(Entries with chart source code)
'''
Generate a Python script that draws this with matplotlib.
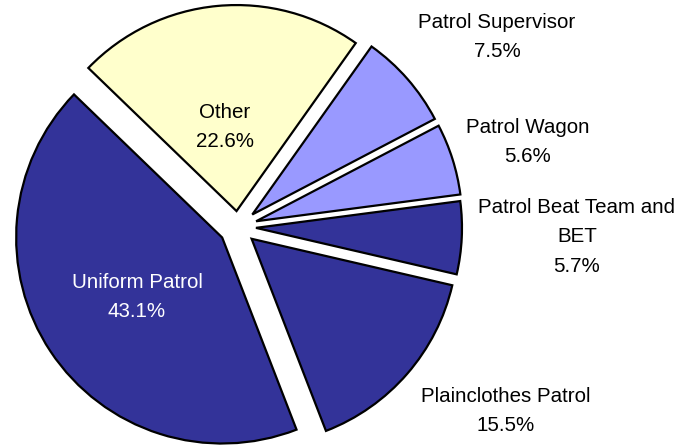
import matplotlib
matplotlib.use('Agg')
import matplotlib.pyplot as plt

names = ['Other', 'Patrol Supervisor', 'Patrol Wagon', 'Patrol Beat Team and\nBET',
         'Plainclothes Patrol', 'Uniform Patrol']
shares = [22.6, 7.5, 5.6, 5.7, 15.5, 43.1]
colors = ['#FFFFCC', '#9999FF', '#9999FF', '#333399', '#333399', '#333399']
# explode distances in pixels (axes are 1 unit = 1 px)
explode = [16, 19, 19, 18, 18, 19]

# label placement in pixel coords (x, y from top) and text colour
label_pos = [(225, 127), (497, 37), (528, 142), (577, 237), (506, 411), (137, 297)]
label_col = ['black', 'black', 'black', 'black', 'black', 'white']

plt.rcParams['font.family'] = ['Liberation Sans', 'DejaVu Sans']

W, H = 679, 447
fig = plt.figure(figsize=(W / 100, H / 100), dpi=100)
ax = fig.add_axes([0, 0, 1, 1])

ax.pie(shares, colors=colors, explode=explode, startangle=136, counterclock=False,
       center=(238, H - 227), radius=206, normalize=True,
       wedgeprops={'edgecolor': 'black', 'linewidth': 1.6})

for name, val, (x, y), c in zip(names, shares, label_pos, label_col):
    ax.text(x, H - y, f'{name}\n{val:.1f}%', ha='center', va='center',
            fontsize=14.8, color=c, linespacing=1.72)

ax.set_xlim(0, W)
ax.set_ylim(0, H)
ax.set_aspect('equal')
ax.axis('off')

fig.savefig('out.png', dpi=100)
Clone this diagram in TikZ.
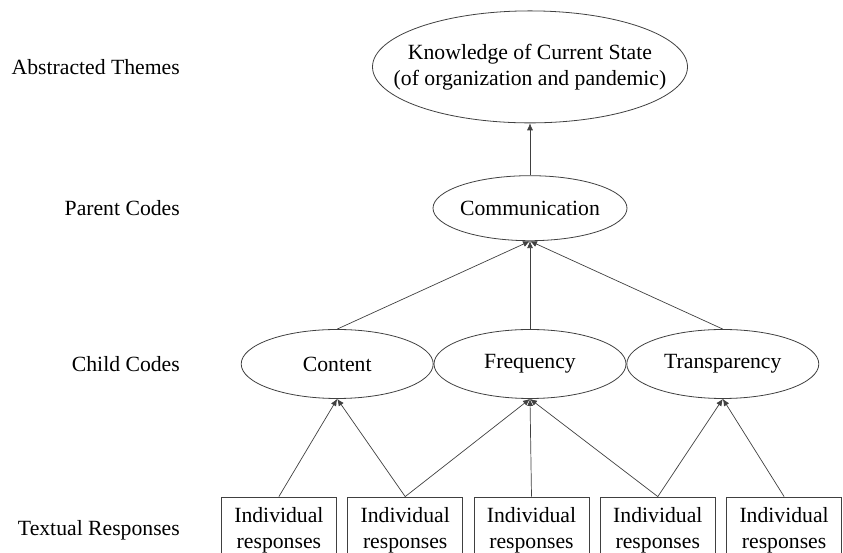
\documentclass[tikz,border=0pt]{standalone}
\usepackage{fontspec}
\setmainfont{Liberation Serif}
\usepackage{tikz}
\usetikzlibrary{shapes.geometric, arrows.meta, positioning}
\DeclareRobustCommand{\lvl}{\rmfamily\fontsize{21.7pt}{26pt}\selectfont}

\begin{document}
\begin{tikzpicture}[
    x=1pt, y=1pt,
    node distance=0pt and 10.5pt,
    code/.style={draw=black!75, line width=0.8pt, ellipse, minimum width=192pt, minimum height=69pt, inner xsep=-12pt, inner ysep=0pt, align=center, font=\lvl},
    resp/.style={draw=black!75, line width=0.8pt, minimum width=115pt, minimum height=66pt, inner sep=0pt, align=center, font=\lvl},
    lbl/.style={anchor=east, inner sep=0pt, font=\lvl},
    arr/.style={-{Latex[length=7pt, width=6pt]}, line width=0.7pt, draw=black!75}
]
\useasboundingbox (0,0) rectangle (843,553);
\node[code] (freq) at (530,189) {Frequency};
\node[code, left=0pt of freq] (content) {Content};
\node[code, right=0pt of freq] (transp) {Transparency};
\node[code, minimum width=194pt, minimum height=65pt, above=88pt of freq] (comm) {Communication};
\node[code, minimum width=315pt, minimum height=112pt, inner xsep=-60pt, above=52pt of comm] (theme) {Knowledge of Current State\\(of organization and pandemic)};

\node[resp] (r3) at (531.5,23) {Individual\\responses};
\node[resp, left=of r3] (r2) {Individual\\responses};
\node[resp, left=of r2] (r1) {Individual\\responses};
\node[resp, right=of r3] (r4) {Individual\\responses};
\node[resp, right=of r4] (r5) {Individual\\responses};

\coordinate (lblx) at (180,0);
\node[lbl] (lbltheme) at (lblx |- theme) {Abstracted Themes};
\node[lbl] (lblparent) at (lblx |- comm) {Parent Codes};
\node[lbl] (lblchild) at (lblx |- freq) {Child Codes};
\node[lbl] (lbltext) at (lblx |- r3) {Textual Responses};

\draw[arr] (comm.north) -- (theme.south);
\draw[arr] (content.north) -- (comm.south);
\draw[arr] (freq.north) -- (comm.south);
\draw[arr] (transp.north) -- (comm.south);
\draw[arr] (r1.north) -- (content.south);
\draw[arr] (r2.north) -- (content.south);
\draw[arr] (r2.north) -- (freq.south);
\draw[arr] (r3.north) -- (freq.south);
\draw[arr] (r4.north) -- (freq.south);
\draw[arr] (r4.north) -- (transp.south);
\draw[arr] (r5.north) -- (transp.south);
\end{tikzpicture}
\end{document}
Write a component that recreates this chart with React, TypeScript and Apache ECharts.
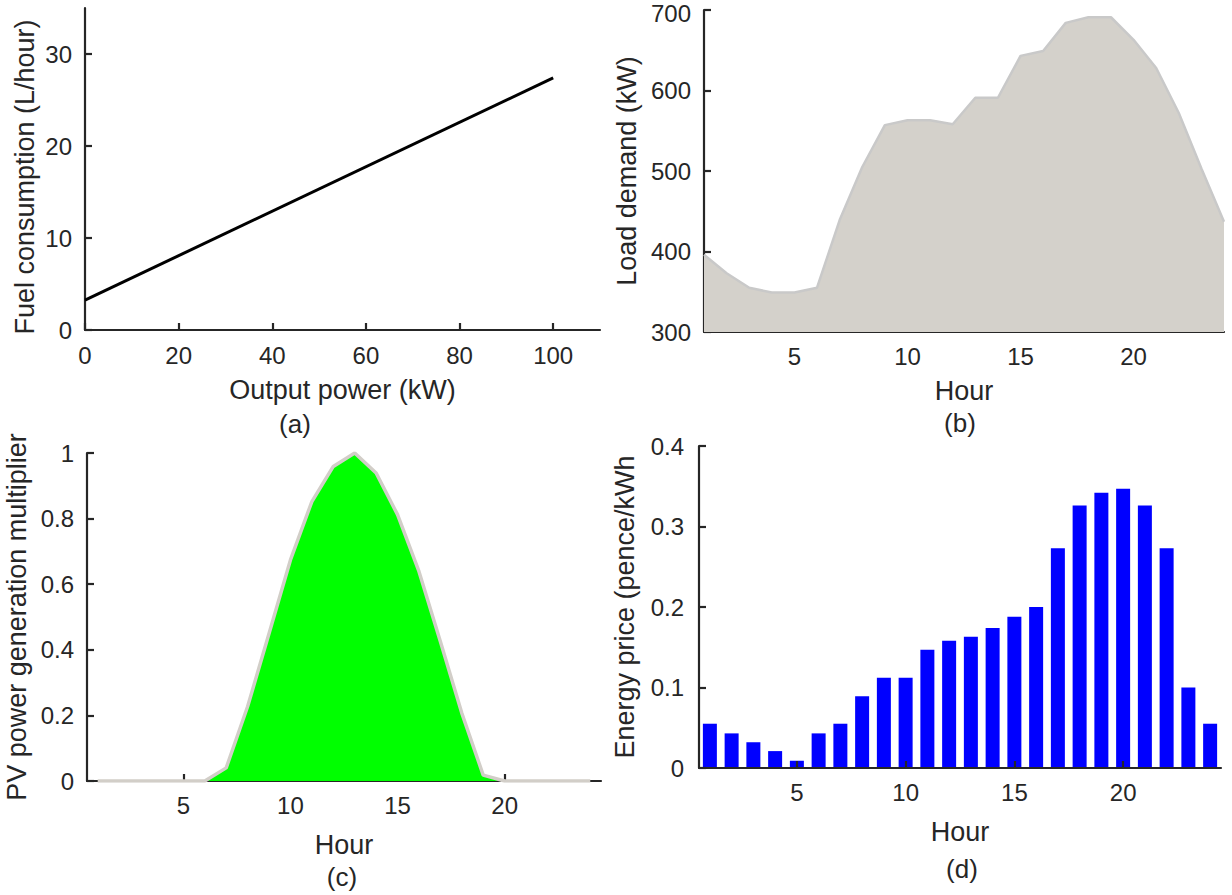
import React, { useEffect, useRef } from 'react';
import * as echarts from 'echarts';

// (a) generator fuel curve
const outputPower = [0, 100];
const fuelConsumption = [3.25, 27.4];
const fuelXTicks = [0, 20, 40, 60, 80, 100];
const fuelYTicks = [0, 10, 20, 30];

// hours 1..24
const hours = [1, 2, 3, 4, 5, 6, 7, 8, 9, 10, 11, 12, 13, 14, 15, 16, 17, 18, 19, 20, 21, 22, 23, 24];
const hourTicks = [5, 10, 15, 20];

// (b) load demand (kW)
const loadDemand = [396, 373, 355, 349, 349, 355, 439, 505, 557, 563, 563, 558, 591, 591, 643, 649, 684, 691, 691, 663, 628, 572, 503, 437];

// (c) PV power generation multiplier
const pvMultiplier = [0, 0, 0, 0, 0, 0, 0.04, 0.227, 0.45, 0.674, 0.852, 0.959, 1.0, 0.939, 0.812, 0.639, 0.425, 0.207, 0.018, 0, 0, 0, 0, 0];
const pvYTicks = [0, 0.2, 0.4, 0.6, 0.8, 1];

// (d) energy price (pence/kWh)
const energyPrice = [0.055, 0.043, 0.032, 0.021, 0.009, 0.043, 0.055, 0.089, 0.112, 0.112, 0.147, 0.158, 0.163, 0.174, 0.188, 0.2, 0.273, 0.326, 0.342, 0.347, 0.326, 0.273, 0.1, 0.055];
const priceYTicks = [0, 0.1, 0.2, 0.3, 0.4];

const FONT = "'Liberation Sans', Arial, Helvetica, sans-serif";
const INK = '#262626';

function axisBase(extra: any) {
  return {
    axisLine: { show: true, lineStyle: { color: INK, width: 2.2 } },
    axisTick: { show: true, inside: true, length: 7, lineStyle: { color: INK, width: 2.2 } },
    axisLabel: { color: INK, fontSize: 24, fontFamily: FONT },
    splitLine: { show: false },
    nameTextStyle: { color: INK, fontSize: 27, fontFamily: FONT },
    nameLocation: 'middle',
    ...extra,
  };
}

export default function App() {
  const ref = useRef<HTMLDivElement>(null);

  useEffect(() => {
    if (!ref.current) return;
    const chart = echarts.init(ref.current, null, { renderer: 'svg' });

    const grids = [
      { left: 85, top: 8, width: 515, height: 322, outerBoundsMode: 'none' },
      { left: 704, top: 10, width: 520, height: 322, outerBoundsMode: 'none' },
      { left: 87, top: 453, width: 514, height: 328, outerBoundsMode: 'none' },
      { left: 699, top: 446, width: 522, height: 322, outerBoundsMode: 'none' },
    ];

    const xAxes = [
      axisBase({
        gridIndex: 0, type: 'value', min: 0, max: 110,
        name: 'Output power (kW)', nameGap: 46,
        axisTick: { show: true, inside: true, length: 7, lineStyle: { color: INK, width: 2.2 }, customValues: fuelXTicks },
        axisLabel: { color: INK, fontSize: 24, fontFamily: FONT, margin: 13, customValues: fuelXTicks },
      }),
      axisBase({
        gridIndex: 1, type: 'value', min: 1, max: 24,
        name: 'Hour', nameGap: 45,
        axisTick: { show: true, inside: true, length: 7, lineStyle: { color: INK, width: 2.2 }, customValues: hourTicks },
        axisLabel: { color: INK, fontSize: 24, fontFamily: FONT, margin: 12, customValues: hourTicks },
      }),
      axisBase({
        gridIndex: 2, type: 'value', min: 0.5, max: 24.5,
        name: 'Hour', nameGap: 50,
        axisTick: { show: true, inside: true, length: 7, lineStyle: { color: INK, width: 2.2 }, customValues: hourTicks },
        axisLabel: { color: INK, fontSize: 24, fontFamily: FONT, margin: 12, customValues: hourTicks },
      }),
      axisBase({
        gridIndex: 3, type: 'value', min: 0.5, max: 24.5, z: 5,
        name: 'Hour', nameGap: 50,
        axisTick: { show: true, inside: true, length: 7, lineStyle: { color: INK, width: 2.2 }, customValues: hourTicks },
        axisLabel: { color: INK, fontSize: 24, fontFamily: FONT, margin: 12, customValues: hourTicks },
      }),
    ];

    const yAxes = [
      axisBase({
        gridIndex: 0, type: 'value', min: 0, max: 35,
        name: 'Fuel consumption (L/hour)', nameGap: 47,
        nameTextStyle: { color: INK, fontSize: 27, fontFamily: FONT, padding: [0, 16, 0, 0] },
        axisTick: { show: true, inside: true, length: 7, lineStyle: { color: INK, width: 2.2 }, customValues: fuelYTicks },
        axisLabel: { color: INK, fontSize: 24, fontFamily: FONT, margin: 13, customValues: fuelYTicks },
      }),
      axisBase({
        gridIndex: 1, type: 'value', min: 300, max: 700, interval: 100,
        name: 'Load demand (kW)', nameGap: 64,
        axisLabel: {
          color: INK, fontSize: 24, fontFamily: FONT, margin: 13,
          formatter: (v: number) => (v === 700 ? '{top|700}' : String(v)),
          rich: { top: { color: INK, fontSize: 24, fontFamily: FONT, padding: [7, 0, 0, 0] } },
        },
      }),
      axisBase({
        gridIndex: 2, type: 'value', min: 0, max: 1,
        name: 'PV power generation multiplier', nameGap: 57,
        axisTick: { show: true, inside: true, length: 7, lineStyle: { color: INK, width: 2.2 }, customValues: pvYTicks },
        axisLabel: { color: INK, fontSize: 24, fontFamily: FONT, margin: 13, customValues: pvYTicks },
      }),
      axisBase({
        gridIndex: 3, type: 'value', min: 0, max: 0.4, z: 5,
        name: 'Energy price (pence/kWh', nameGap: 61,
        axisTick: { show: true, inside: true, length: 7, lineStyle: { color: INK, width: 2.2 }, customValues: priceYTicks },
        axisLabel: { color: INK, fontSize: 24, fontFamily: FONT, margin: 15, customValues: priceYTicks },
      }),
    ];

    const captionStyle = (text: string, x: number, y: number) => ({
      type: 'text', x, y,
      style: { text, fill: INK, fontSize: 26, fontFamily: FONT, align: 'center', verticalAlign: 'middle' },
    });

    chart.setOption({
      animation: false,
      backgroundColor: '#ffffff',
      grid: grids,
      xAxis: xAxes,
      yAxis: yAxes,
      series: [
        {
          type: 'line', xAxisIndex: 0, yAxisIndex: 0,
          data: outputPower.map((p, i) => [p, fuelConsumption[i]]),
          showSymbol: false, symbol: 'none',
          lineStyle: { color: '#000000', width: 3 },
        },
        {
          type: 'line', xAxisIndex: 1, yAxisIndex: 1,
          data: hours.map((h, i) => [h, loadDemand[i]]),
          showSymbol: false, symbol: 'none',
          lineStyle: { color: '#c9c9c9', width: 2.5 },
          areaStyle: { color: '#d4d1cb', opacity: 1, origin: 'start' },
        },
        {
          type: 'line', xAxisIndex: 2, yAxisIndex: 2,
          data: hours.map((h, i) => [h, pvMultiplier[i]]),
          showSymbol: false, symbol: 'none',
          lineStyle: { color: '#d2cec8', width: 3.5 },
          areaStyle: { color: '#00ff00', opacity: 1, origin: 'start' },
        },
        {
          type: 'bar', xAxisIndex: 3, yAxisIndex: 3,
          data: hours.map((h, i) => [h, energyPrice[i]]),
          barWidth: 14,
          itemStyle: { color: '#0000ff' },
        },
      ],
      graphic: [
        captionStyle('(a)', 295, 424),
        captionStyle('(b)', 960, 423),
        captionStyle('(c)', 342, 877),
        captionStyle('(d)', 962, 869),
      ],
    });

    return () => chart.dispose();
  }, []);

  return (
    <div
      ref={ref}
      style={{ position: 'fixed', left: 0, top: 0, width: 1232, height: 895, background: '#fff' }}
    />
  );
}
'''
Task prompt:
Quote exactly what appears from the line containing "Clone this diagram in TikZ." through the line containing "minimum width=315pt, minimum", both included, except for the pictures, and nothing more.

Task output:
Clone this diagram in TikZ.
\documentclass[tikz,border=0pt]{standalone}
\usepackage{fontspec}
\setmainfont{Liberation Serif}
\usepackage{tikz}
\usetikzlibrary{shapes.geometric, arrows.meta, positioning}
\DeclareRobustCommand{\lvl}{\rmfamily\fontsize{21.7pt}{26pt}\selectfont}

\begin{document}
\begin{tikzpicture}[
    x=1pt, y=1pt,
    node distance=0pt and 10.5pt,
    code/.style={draw=black!75, line width=0.8pt, ellipse, minimum width=192pt, minimum height=69pt, inner xsep=-12pt, inner ysep=0pt, align=center, font=\lvl},
    resp/.style={draw=black!75, line width=0.8pt, minimum width=115pt, minimum height=66pt, inner sep=0pt, align=center, font=\lvl},
    lbl/.style={anchor=east, inner sep=0pt, font=\lvl},
    arr/.style={-{Latex[length=7pt, width=6pt]}, line width=0.7pt, draw=black!75}
]
\useasboundingbox (0,0) rectangle (843,553);
\node[code] (freq) at (530,189) {Frequency};
\node[code, left=0pt of freq] (content) {Content};
\node[code, right=0pt of freq] (transp) {Transparency};
\node[code, minimum width=194pt, minimum height=65pt, above=88pt of freq] (comm) {Communication};
\node[code, minimum width=315pt, minimum height=112pt, inner xsep=-60pt, above=52pt of comm] (theme) {Knowledge of Current State\\(of organization and pandemic)};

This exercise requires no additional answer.